In the Commission's Programme

  • Communication and proposal for an action programme to support pilot projects, exchanges of information, etc.
  • Proposal to organize a "Year of the Elderly" in 1993.


Disabled Persons

26. All disabled persons, whatever the origin and nature of their disablement, must be entitled to additional concrete measures aimed at improving their social and professional integration.

These measures must concern, in particular, according to capacities of the beneficiaries, vocational training, ergonomics, accessibility, mobility, means of transport and housing.


In the Commission's Programme

  • Preparation of a third Community action programme on integration and equality of opportunity for the disabled.
  • Proposal for a directive to promote better travel possibilities for workers with motor disabilities.

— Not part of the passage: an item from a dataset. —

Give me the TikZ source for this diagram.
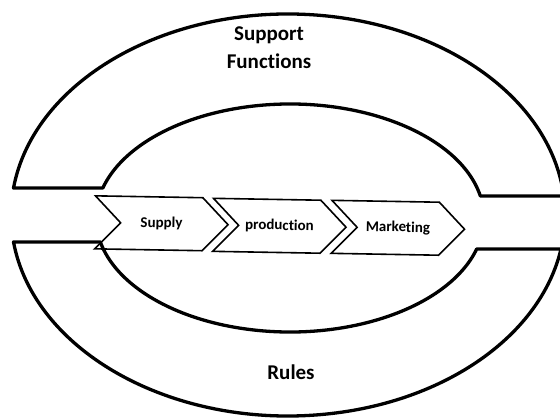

Title II - Implementation of the Charter

27. It is more particularly the responsibility of the Member States in accordance with national practices, notably through legislative measures or collective agreements to guarantee the fundamental social rights in this Charter and to implement the social measures indispensable to the smooth operation of the internal market as part of a strategy of economic and social cohesion.

28. The European Council invites the Commission to submit as soon as possible initiatives which fall within its powers, as provided for in the Treaties, with a view to the adoption of legal instruments for the effective implementation, as and when the internal market is completed, of those rights which come within the Community's area of competence.

29. The Commission shall establish each year, during the last three months, a report on the application of the Charter by the Member States and by the European Community.

30. The report of the Commission shall be forwarded to the European Council, the European Parliament and the Economic and Social Committee.